Once again, I think the problem is that the HDMI output from your DVD player/avr only sends video, not audio. If you can hook up an HDMI cable from your "DVD player" to you TV, and you get sound from your TV's built in speakers, then a product like the one you linked may work. If you dont get sound, then it won't. 

So, are they connected via HDMI? Are you getting sound from the speakers built into your TV?


----------



## WooferHound

The HDMI converter that you linked to looks like it would work but it doesn't have a HDMI feedthrough to continue the signal through to your TV. 

It was late last night when I wrote my post or I would have suggested that if you are handy with a soldering iron you can convert your Speaker Outputs to Headphone Level by putting some 120 or 150 ohm resisters in the +positive wires between the speakers and headphones. You can convert the Speaker Outs to Line Level by doing the same thing but use 5000 to 10000 ohm resisters instead of the lower values.


----------



## eugovector

WooferHound said:


> The HDMI converter that you linked to looks like it would work but it doesn't have a HDMI feedthrough to continue the signal through to your TV.
> 
> It was late last night when I wrote my post or I would have suggested that if you are handy with a soldering iron you can convert your Speaker Outputs to Headphone Level by putting some 120 or 150 ohm resisters in the +positive wires between the speakers and headphones. You can convert the Speaker Outs to Line Level by doing the same thing but use 5000 to 10000 ohm resisters instead of the lower values.


But the HDMI output on the particular Samsung HTIB doesn't appear to carry audio so that converter won't work. Also, if you're going going to use this exclusively for headphone, modifying your speaker outputs would work, but you wouldn't be able to use the speakers that come with it then.


----------



## theslaz

What about what you suggested in a previous post?

"The closest I could get would be some sort of device that would convert Speaker Level inputs to Line Level, something like this: http://www.crutchfield.com/p_142SLC4...+level&tp=2001"

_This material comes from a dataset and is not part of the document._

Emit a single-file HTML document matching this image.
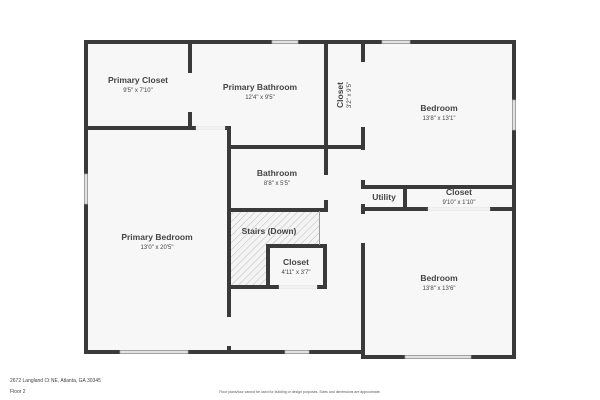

I had a look at the web site and I would be interested in trying this if it would work. It has room for 8 inputs, which would cover all my external speaker connections and than it has 2 sets of rca audio jacks which would cover my wireless headphones.
One thing I am curious about is the HDMI connections. My Telus Digital box is hooked to the HTS just with a HDMI cable and obviously it is passing sound through these cables. Now why wouldn't the HDMI cables from the HTS to the Tv be passing sound. On the same note; my Apple Tv is connected only via a HDMI cable and it passes sound to the HTS. Just curious; is it only my $600.00 Samsung HTS that doesn't pass sound through it's HDMI connections???


----------



## eugovector

In most applications, the samsung is the last stop for audio as it's the one with the speakers. No need to send audio any further, so why spend extra for the electronics needed to do so (even if it only costs them cents per unit)?


----------



## theslaz

What about your previous suggestion? Do you think it is viable?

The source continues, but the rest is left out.